Disputa de projetos (1). Governo para todos, como implantado por Lula e Dilma, ou para poucos, como foi no neoliberalismo? Para a candidatura Dilma ampliar sua votação será importante mostrar que o Brasil foi retirado do mapa da fome mundial. Que as crianças melhor alimentadas aumentaram de altura. Que o “homem gabiru” não existe mais. Que agora é necessário avançar na educação.

Disputa de projetos (2). O tema da corrupção tem colocado o PT na defensiva. Mas é evidente que nos governos do PSDB a corrupção não é investigada e muito menos punida e que nos governos do PT os órgãos do Estado investigam e punem, como a própria mídia acaba divulgando.

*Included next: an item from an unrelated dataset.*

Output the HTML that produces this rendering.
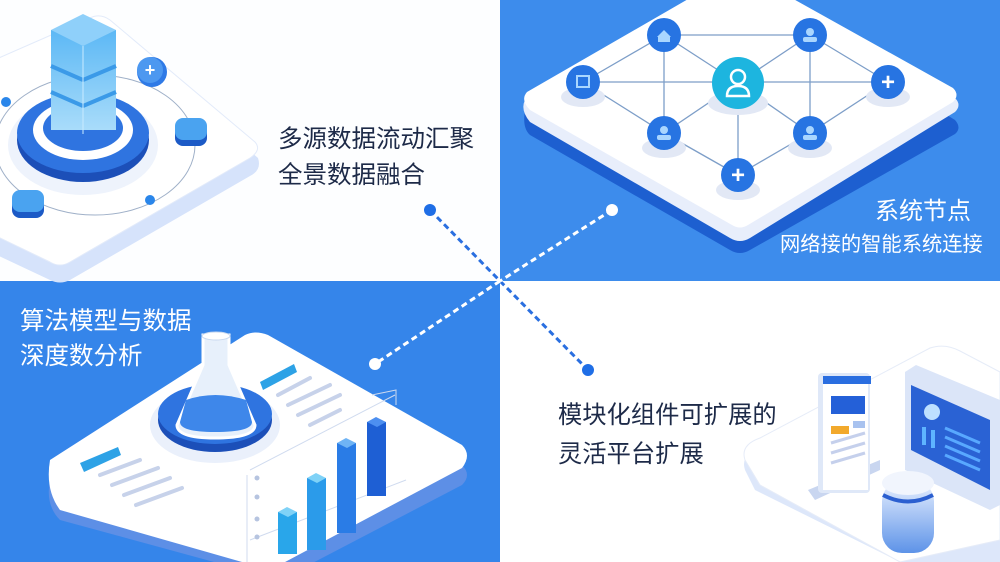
<!DOCTYPE html>
<html><head><meta charset="utf-8"><style>
html,body{margin:0;padding:0;width:1000px;height:562px;overflow:hidden;background:#fff}
svg{display:block}
text{font-family:"Liberation Sans","Noto Sans CJK SC",sans-serif}
</style></head><body>
<svg width="1000" height="562" viewBox="0 0 1000 562" xmlns="http://www.w3.org/2000/svg">
<defs>
<linearGradient id="tw" x1="0" y1="0" x2="0" y2="1"><stop offset="0" stop-color="#5cb8f5"/><stop offset="1" stop-color="#a9dcfa"/></linearGradient>
<linearGradient id="cyl" x1="0" y1="0" x2="0" y2="1"><stop offset="0" stop-color="#e8f0ff"/><stop offset="1" stop-color="#5d93e8"/></linearGradient>
</defs>
<rect x="0" y="0" width="500" height="281" fill="#fdfeff"/>
<rect x="500" y="0" width="500" height="281" fill="#3d8cec"/>
<rect x="0" y="281" width="500" height="281" fill="#3585ea"/>
<rect x="500" y="281" width="500" height="281" fill="#ffffff"/>

<path d="M-120 125 L90 25 Q100 20 110 27 L258 158 Q262 170 250 176 L70 280 Q60 285 50 280 L-120 200 Z" fill="#d6e3fb"/>
<path d="M-120 110 L90 18 Q100 13 110 20 L255 142 Q262 150 250 158 L70 262 Q60 268 50 262 L-120 180 Z" fill="#ffffff" stroke="#e3ebfa"/>
<ellipse cx="95" cy="145" rx="100" ry="70" fill="none" stroke="#9fb0c8" stroke-width="1"/>
<ellipse cx="83" cy="145" rx="75" ry="50" fill="#eef3fc"/>
<ellipse cx="83" cy="140" rx="66" ry="42" fill="#1c4fb8"/>
<ellipse cx="83" cy="133" rx="66" ry="40" fill="#2f74e0"/>
<ellipse cx="83" cy="130" rx="50" ry="30" fill="#ffffff"/>
<ellipse cx="83" cy="128" rx="40" ry="23" fill="#2f74e0"/>
<rect x="51" y="30" width="65" height="100" fill="url(#tw)"/>
<polygon points="51,30 83,14 116,30 83,46" fill="#8fd0fa"/>
<line x1="51" y1="66" x2="83" y2="80" stroke="#3b9ae8" stroke-width="4"/><line x1="83" y1="80" x2="116" y2="66" stroke="#3b9ae8" stroke-width="4"/>
<line x1="51" y1="92" x2="83" y2="106" stroke="#3b9ae8" stroke-width="4"/><line x1="83" y1="106" x2="116" y2="92" stroke="#3b9ae8" stroke-width="4"/>
<line x1="83" y1="46" x2="83" y2="134" stroke="#c9ebff" stroke-width="1"/>
<circle cx="152" cy="72" r="15" fill="#2f7ae6"/><circle cx="150" cy="70" r="13" fill="#4d98f0"/>
<text x="150" y="76" font-size="18" fill="#fff" text-anchor="middle" font-weight="bold">+</text>
<rect x="175" y="120" width="32" height="26" rx="8" fill="#1c5ac6"/><rect x="175" y="118" width="32" height="22" rx="8" fill="#4aa3f0"/>
<rect x="12" y="192" width="32" height="26" rx="8" fill="#1c5ac6"/><rect x="12" y="190" width="32" height="22" rx="8" fill="#4aa3f0"/>
<circle cx="6" cy="102" r="5" fill="#2a86ea"/><circle cx="150" cy="200" r="5" fill="#2a86ea"/>
<text x="278" y="147" font-size="24.5" fill="#1d2a48">多源数据流动汇聚</text>
<text x="278" y="183" font-size="24.5" fill="#1d2a48">全景数据融合</text>

<path d="M525 110 L735 -10 Q740 -13 745 -10 L955 120 Q962 128 955 134 L750 250 Q740 256 730 250 L530 135 Q522 128 525 110 Z" fill="#1d5fd0"/>
<path d="M525 100 L735 -20 Q740 -23 745 -20 L955 98 Q962 105 955 112 L750 238 Q740 244 730 238 L530 122 Q520 110 525 100 Z" fill="#e8eefb"/>
<path d="M527 92 L735 -28 Q740 -31 745 -28 L953 88 Q960 95 953 102 L748 225 Q740 230 732 225 L530 110 Q520 100 527 92 Z" fill="#ffffff"/>
<g stroke="#7d9ec8" stroke-width="1.3" fill="none">
<line x1="664" y1="35" x2="810" y2="35"/><line x1="583" y1="82" x2="888" y2="82"/>
<line x1="664" y1="35" x2="583" y2="82"/><line x1="664" y1="35" x2="738" y2="83"/><line x1="664" y1="35" x2="664" y2="133"/>
<line x1="810" y1="35" x2="738" y2="83"/><line x1="810" y1="35" x2="888" y2="82"/><line x1="810" y1="35" x2="810" y2="133"/>
<line x1="583" y1="82" x2="664" y2="133"/><line x1="888" y1="82" x2="810" y2="133"/>
<line x1="738" y1="83" x2="664" y2="133"/><line x1="738" y1="83" x2="810" y2="133"/><line x1="738" y1="83" x2="738" y2="175"/>
<line x1="664" y1="133" x2="738" y2="175"/><line x1="810" y1="133" x2="738" y2="175"/>
</g>
<g fill="#e2e8f5">
<ellipse cx="664" cy="148" rx="22" ry="10"/><ellipse cx="810" cy="148" rx="22" ry="10"/><ellipse cx="738" cy="190" rx="22" ry="10"/>
<ellipse cx="583" cy="97" rx="22" ry="10"/><ellipse cx="888" cy="97" rx="22" ry="10"/><ellipse cx="738" cy="103" rx="30" ry="12"/>
</g>
<g fill="#2774e2">
<circle cx="664" cy="35" r="17"/><circle cx="810" cy="35" r="17"/><circle cx="583" cy="82" r="17"/><circle cx="888" cy="82" r="17"/>
<circle cx="664" cy="133" r="17"/><circle cx="810" cy="133" r="17"/><circle cx="738" cy="175" r="17"/>
</g>
<circle cx="738" cy="83" r="26" fill="#1db5df"/>
<circle cx="738" cy="77" r="7" fill="none" stroke="#fff" stroke-width="2.5"/>
<path d="M727 96 Q727 86 738 86 Q749 86 749 96 Z" fill="none" stroke="#fff" stroke-width="2.5"/>
<g fill="#a9d6ff"><circle cx="664" cy="130" r="4"/><rect x="657" y="135" width="14" height="5" rx="2"/>
<circle cx="810" cy="130" r="4"/><rect x="803" y="135" width="14" height="5" rx="2"/>
<circle cx="810" cy="32" r="4"/><rect x="803" y="37" width="14" height="5" rx="2"/>
<polygon points="657,37 664,30 671,37"/><rect x="658" y="37" width="12" height="5"/>
<rect x="577" y="76" width="12" height="11" fill="none" stroke="#a9d6ff" stroke-width="2"/></g>
<text x="888" y="90" font-size="24" fill="#fff" text-anchor="middle" font-weight="bold">+</text>
<text x="738" y="183" font-size="24" fill="#fff" text-anchor="middle" font-weight="bold">+</text>
<text x="875" y="219" font-size="24" fill="#fff">系统节点</text>
<text x="780" y="251" font-size="20.3" fill="#fff">网络接的智能系统连接</text>

<path d="M50 480 L245 345 Q255 340 268 345 L462 465 Q472 475 462 485 L280 580 L60 520 Q45 505 50 480 Z" fill="#5d8fe6"/>
<path d="M50 460 L245 335 Q255 330 268 335 L462 445 Q472 455 462 468 L270 570 L60 510 Q45 490 50 460 Z" fill="#ffffff"/>
<ellipse cx="215" cy="425" rx="65" ry="38" fill="#eaf0fb"/>
<ellipse cx="215" cy="420" rx="57" ry="32" fill="#1c4fb8"/>
<ellipse cx="215" cy="414" rx="57" ry="30" fill="#2f74e0"/>
<path d="M203 335 L229 335 L229 365 L255 425 Q255 438 215 438 Q177 438 177 425 L203 365 Z" fill="#e7f0fb" stroke="#ffffff" stroke-width="3"/>
<path d="M186 400 Q215 390 246 400 L252 422 Q252 432 215 432 Q180 432 180 422 Z" fill="#3e87ea"/>
<ellipse cx="216" cy="336" rx="14" ry="4" fill="#fff" stroke="#c9d8ef"/>
<g fill="#2da2e6"><polygon points="260,382 294,364 297,372 263,390"/><polygon points="80,463 118,447 121,455 84,472"/></g>
<g stroke="#c7d2ea" stroke-width="4" stroke-linecap="round">
<line x1="278" y1="395" x2="310" y2="378"/><line x1="288" y1="405" x2="330" y2="385"/><line x1="298" y1="415" x2="340" y2="395"/><line x1="310" y1="425" x2="340" y2="410"/>
<line x1="100" y1="475" x2="140" y2="460"/><line x1="112" y1="485" x2="158" y2="468"/><line x1="124" y1="495" x2="170" y2="478"/><line x1="136" y1="505" x2="182" y2="488"/>
</g>
<g stroke="#d0dbef" stroke-width="1" fill="none"><line x1="247" y1="475" x2="247" y2="562"/><line x1="250" y1="540" x2="406" y2="480"/><line x1="250" y1="470" x2="395" y2="395"/><polyline points="372,395 396,390 396,405"/></g>
<g fill="#b6c4e0"><circle cx="257" cy="478" r="2.5"/><circle cx="257" cy="497" r="2.5"/><circle cx="257" cy="519" r="2.5"/><circle cx="257" cy="537" r="2.5"/></g>
<g><rect x="278" y="512" width="19" height="42" fill="#29a6ea"/><polygon points="278,512 287,507 297,512 288,517" fill="#7fd2f7"/>
<rect x="307" y="478" width="19" height="72" fill="#2b9bea"/><polygon points="307,478 316,473 326,478 317,483" fill="#7fd2f7"/>
<rect x="337" y="443" width="19" height="90" fill="#2a7ce6"/><polygon points="337,443 346,438 356,443 347,448" fill="#6fb4f5"/>
<rect x="367" y="422" width="19" height="74" fill="#1e5fd4"/><polygon points="367,422 376,417 386,422 377,427" fill="#4d8ff0"/></g>
<text x="20" y="329" font-size="24.5" fill="#fff">算法模型与数据</text>
<text x="20" y="364" font-size="24.5" fill="#fff">深度数分析</text>

<path d="M745 470 Q740 455 760 448 L930 355 Q945 350 960 358 L1000 380 L1000 562 L900 562 L755 490 Z" fill="#dde7fa"/>
<path d="M745 460 Q740 445 760 438 L930 348 Q945 343 960 351 L1000 372 L1000 540 L900 562 L760 485 Z" fill="#ffffff" stroke="#e6ecf8"/>
<polygon points="808,490 880,460 880,470 815,500" fill="#c9d6f0"/>
<rect x="818" y="373" width="52" height="120" rx="4" fill="#dfe8f8"/>
<rect x="823" y="378" width="45" height="112" fill="#fff"/>
<rect x="823" y="376" width="48" height="8" fill="#2a6ee0"/>
<rect x="831" y="396" width="34" height="18" fill="#2460d8"/>
<rect x="831" y="426" width="18" height="8" fill="#f2a92c"/><rect x="853" y="421" width="12" height="7" fill="#a8c2ef"/>
<g stroke="#c5d0ec" stroke-width="3"><line x1="831" y1="443" x2="865" y2="433"/><line x1="831" y1="453" x2="865" y2="443"/><line x1="831" y1="463" x2="865" y2="453"/></g>
<polygon points="905,372 916,365 1000,400 1000,505 990,510 905,470" fill="#dbe5f8"/>
<polygon points="911,385 990,420 990,490 911,450" fill="#2a62d4"/>
<circle cx="932" cy="412" r="8" fill="#bde0ff"/>
<rect x="922" y="427" width="4" height="18" fill="#5eb4ff"/><rect x="931" y="430" width="4" height="18" fill="#5eb4ff"/>
<g stroke="#58a8ff" stroke-width="3"><line x1="945" y1="428" x2="980" y2="443"/><line x1="945" y1="437" x2="980" y2="452"/><line x1="945" y1="446" x2="980" y2="461"/><line x1="945" y1="455" x2="980" y2="470"/></g>
<rect x="882" y="481" width="52" height="72" rx="20" fill="url(#cyl)"/>
<ellipse cx="908" cy="483" rx="26" ry="12" fill="#f1f5fd"/>
<path d="M883 495 Q908 508 933 495" stroke="#2b5fd0" stroke-width="4" fill="none"/>
<text x="558" y="423" font-size="24.3" fill="#1d2a48">模块化组件可扩展的</text>
<text x="558" y="462" font-size="24.3" fill="#1d2a48">灵活平台扩展</text>

<line x1="430" y1="210" x2="500" y2="281" stroke="#2a6fe0" stroke-width="3" stroke-dasharray="6,4"/>
<line x1="500" y1="281" x2="588" y2="370" stroke="#2a6fe0" stroke-width="3" stroke-dasharray="6,4"/>
<line x1="612" y1="210" x2="500" y2="281" stroke="#ffffff" stroke-width="3" stroke-dasharray="6,4"/>
<line x1="500" y1="281" x2="375" y2="364" stroke="#ffffff" stroke-width="3" stroke-dasharray="6,4"/>
<circle cx="430" cy="210" r="6" fill="#1f6ee6"/>
<circle cx="588" cy="370" r="6" fill="#1f6ee6"/>
<circle cx="612" cy="210" r="6" fill="#ffffff"/>
<circle cx="375" cy="364" r="6" fill="#ffffff"/>
</svg>
</body></html>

Disputa de projetos (3). A atual conjuntura oferece a oportunidade de mostrar os dois projetos em disputa com exemplos muito claros. A política neoliberal de FHC fez com que a falta de chuvas provocasse o apagão elétrico em 2001, já a política dos governos Lula e Dilma permitiu que fenômeno climático similar não afetasse os consumidores de eletricidade em 2014. Essa política neoliberal conduzida no âmbito estadual pelo governo Alckmin em S.Paulo tem feito que a falta de chuvas em 2014 significasse já um racionamento de água, ainda mascarado pela mídia, enquanto que no Nordeste a política do governo federal permitiu que pela primeira vez na história a população não sofresse as consequências de uma das maiores secas em muitos anos.

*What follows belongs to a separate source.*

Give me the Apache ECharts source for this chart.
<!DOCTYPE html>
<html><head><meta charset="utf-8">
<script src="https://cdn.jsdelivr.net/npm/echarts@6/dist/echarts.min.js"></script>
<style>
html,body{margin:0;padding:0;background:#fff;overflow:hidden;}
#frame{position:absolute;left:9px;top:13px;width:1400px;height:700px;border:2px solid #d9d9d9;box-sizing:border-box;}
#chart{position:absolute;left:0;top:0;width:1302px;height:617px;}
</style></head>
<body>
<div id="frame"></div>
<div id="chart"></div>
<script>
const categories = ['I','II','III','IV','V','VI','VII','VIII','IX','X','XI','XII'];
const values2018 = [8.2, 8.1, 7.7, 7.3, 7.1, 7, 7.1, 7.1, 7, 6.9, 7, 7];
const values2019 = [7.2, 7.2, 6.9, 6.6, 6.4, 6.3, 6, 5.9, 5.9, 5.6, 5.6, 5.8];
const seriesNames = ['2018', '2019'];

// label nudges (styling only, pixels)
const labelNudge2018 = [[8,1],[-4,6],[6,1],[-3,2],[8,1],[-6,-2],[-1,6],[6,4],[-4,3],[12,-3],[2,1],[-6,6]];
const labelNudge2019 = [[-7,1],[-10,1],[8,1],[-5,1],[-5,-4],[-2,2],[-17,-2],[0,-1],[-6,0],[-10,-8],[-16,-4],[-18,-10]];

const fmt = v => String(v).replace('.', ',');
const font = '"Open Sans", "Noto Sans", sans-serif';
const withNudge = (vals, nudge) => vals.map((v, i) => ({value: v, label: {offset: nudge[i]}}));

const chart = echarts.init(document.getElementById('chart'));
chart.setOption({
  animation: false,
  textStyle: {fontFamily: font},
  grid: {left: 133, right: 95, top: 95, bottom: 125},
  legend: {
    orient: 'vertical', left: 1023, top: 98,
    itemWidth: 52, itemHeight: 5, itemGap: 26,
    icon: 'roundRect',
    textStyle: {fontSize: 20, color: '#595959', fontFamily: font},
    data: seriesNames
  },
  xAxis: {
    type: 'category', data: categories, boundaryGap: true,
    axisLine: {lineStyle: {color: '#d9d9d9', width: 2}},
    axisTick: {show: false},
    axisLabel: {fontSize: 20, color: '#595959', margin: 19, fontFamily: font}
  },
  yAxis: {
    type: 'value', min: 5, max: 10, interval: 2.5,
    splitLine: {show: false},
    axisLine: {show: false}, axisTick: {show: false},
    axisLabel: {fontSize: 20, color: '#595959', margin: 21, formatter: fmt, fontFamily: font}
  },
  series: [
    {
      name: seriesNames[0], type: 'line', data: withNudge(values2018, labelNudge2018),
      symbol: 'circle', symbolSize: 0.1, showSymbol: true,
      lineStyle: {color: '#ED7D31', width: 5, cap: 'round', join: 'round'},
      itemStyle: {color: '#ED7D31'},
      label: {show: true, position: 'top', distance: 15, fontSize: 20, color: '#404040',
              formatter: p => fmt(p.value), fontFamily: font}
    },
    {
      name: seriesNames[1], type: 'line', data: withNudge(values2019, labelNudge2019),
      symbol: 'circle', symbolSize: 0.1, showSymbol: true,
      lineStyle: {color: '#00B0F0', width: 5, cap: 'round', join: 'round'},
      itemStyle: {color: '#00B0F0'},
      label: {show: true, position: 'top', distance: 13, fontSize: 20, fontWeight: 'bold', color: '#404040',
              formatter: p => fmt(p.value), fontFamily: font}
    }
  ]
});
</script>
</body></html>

Temas urbanos. Análises apontam a importância de que o PT volte com ênfase à discussão sobre os temas urbanos (moradia, transporte, saúde, segurança, etc.) que são os que emergem como demandas renovadas daquelas camadas sociais que melhoraram suas condições de vida nos últimos 12 anos.

Nova formação social, desafio ao PT. As políticas implementadas pelos governos do PT mudaram o país (tirando grandes contingentes da pobreza, reduzindo a desigualdade, diminuindo o desemprego, conquistando aumentos reais de salários, etc.), mas o PT não tem analisado em profundidade essa nova sociedade que surgiu e as novas demandas. Ao mesmo tempo deve-se atentar para o fato de que o ciclo do combate à fome e miséria, por ter sido bem sucedido, pode estar chegando ao fim. Com ele uma parte importante da política iniciada em 2003 se completará. O que virá depois? O PT precisa renovar sua aposta estratégica.

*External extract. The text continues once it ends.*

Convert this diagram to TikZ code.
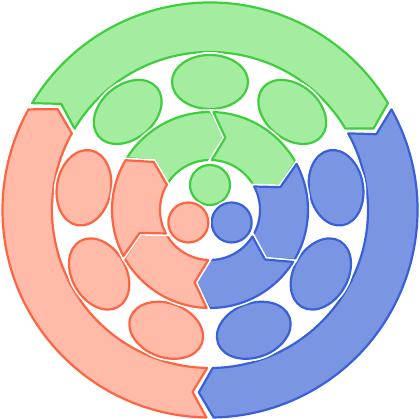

Antipetismo. Há sinais de que o conservadorismo antipetista contaminou também os setores da classe trabalhadora de baixa renda. Os fracos resultados eleitorais em S.Paulo podem ser explicados por esse fenômeno. Um dos fatores que explicam esse quadro é o bombardeio massivo que a população recebe dos meios de comunicação conservadores, o que provavelmente só poderá ser revertido com militância, com atuação decidida junto à população.

Institutos de pesquisa.  As pesquisas eleitorais saem desmoralizadas desta eleição. Houve vários casos extremos de erros por ampla margem, como no caso da Bahia, onde o candidato do PT, Rui Costa, finalmente foi eleito em primeiro turno, quando os institutos o colocavam persistentemente atrás do candidato do DEM. Esses “erros”, voluntários ou não, têm repercussões na disputa eleitoral, porque induzem o voto e, sobretudo, porque as pesquisas são usadas para definir quais candidatos devem ter suas campanhas cobertas prioritariamente pela mídia. Com esse argumento da baixa intenção de voto, por exemplo, o candidato Padilha em São Paulo foi ignorado por longo período na cobertura dos jornais.

Quadro do segundo turno (3).  Conscientes de que foram suas inconsistências programáticas que derrubaram a Marina, o candidato Aécio lançou seu programa com um conteúdo bastante genérico e anódino.  Porém seus assessores, buscando converter setores conservadores a um apoio mais ativo, explicitam melhor suas pretensões.